[Date Prev][Date Next][Thread Prev][Thread Next][Date Index][Thread Index]

Re: [Condor-users] which mpi is used ?



On Tue, Feb 01, 2005 at 12:42:23PM +0100, Tobias Edler wrote:
> -----BEGIN PGP SIGNED MESSAGE-----
> Hash: SHA1
> 
> Hello everybody !
> 
> I try to set up condor to use MPI, so i installed mpi to /usr/global/mpi
> and linked mpirun to /usr/bin/ 
> 
> no matter where i have mpi installed or not , whenever i try run the
> simplempi from the users manual, all i get is this output:
> 
> p0_2957:  p4_error: Child process exited while making connection to
> remote process on c029.cip.physik.local: 0
> p0_2957: (6.333597) net_send: could not write to fd=4, errno = 32
> 
> As far as i understand, condor uses /home/condor/condor/sbin/rsh to
> start the job, right ? this doesn't work, as for security reasons, rsh is
> not allowed here.

You'll note that /home/condor/condor/sbin/rsh is not really rsh, it's
just named rsh.
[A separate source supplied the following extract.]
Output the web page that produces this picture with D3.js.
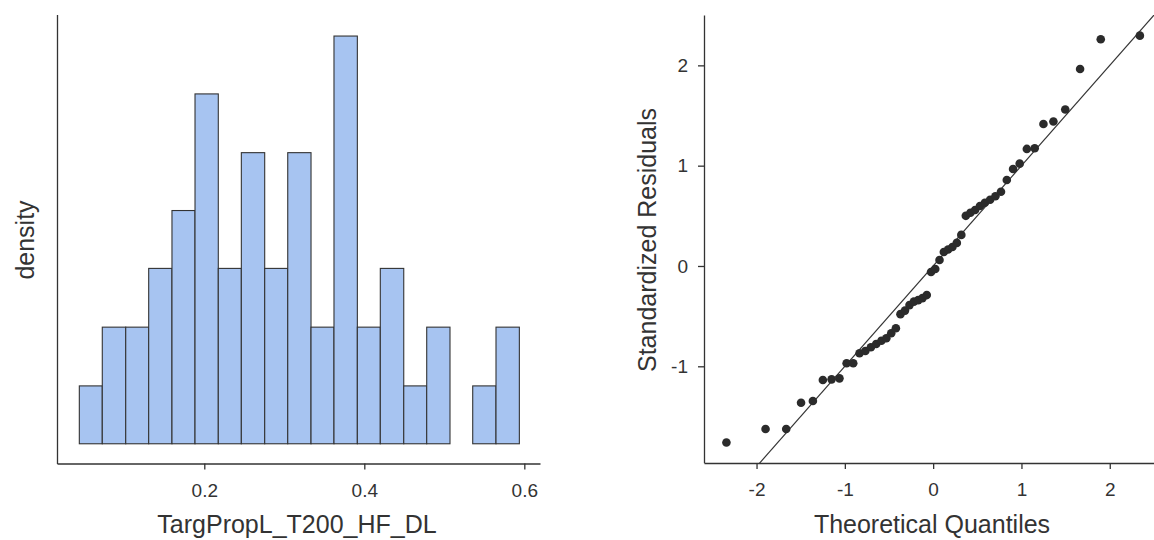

It does not have the security problems of the Berekely
rsh.

> So i set up ssh :
> 
> bash-2.05b$ whoami
> condor
> bash-2.05b$ ssh c029 date
> Tue Feb  1 12:41:20 CET 2005
>   
> and linked it there, but this didn't help either.
> 

That was your mistake. Put the condor program named 'rsh' back.

> So 
> a) how do i tell condor where to look for mpi 
> b) how do i tell condor to use ssh ?
> 

a) you don't need to
b) you can't

Link your job with MPICH 1.2.4 for the ch_p4 device. Condor does not
need any MPI runtime support (we don't use mpirun)

-Erik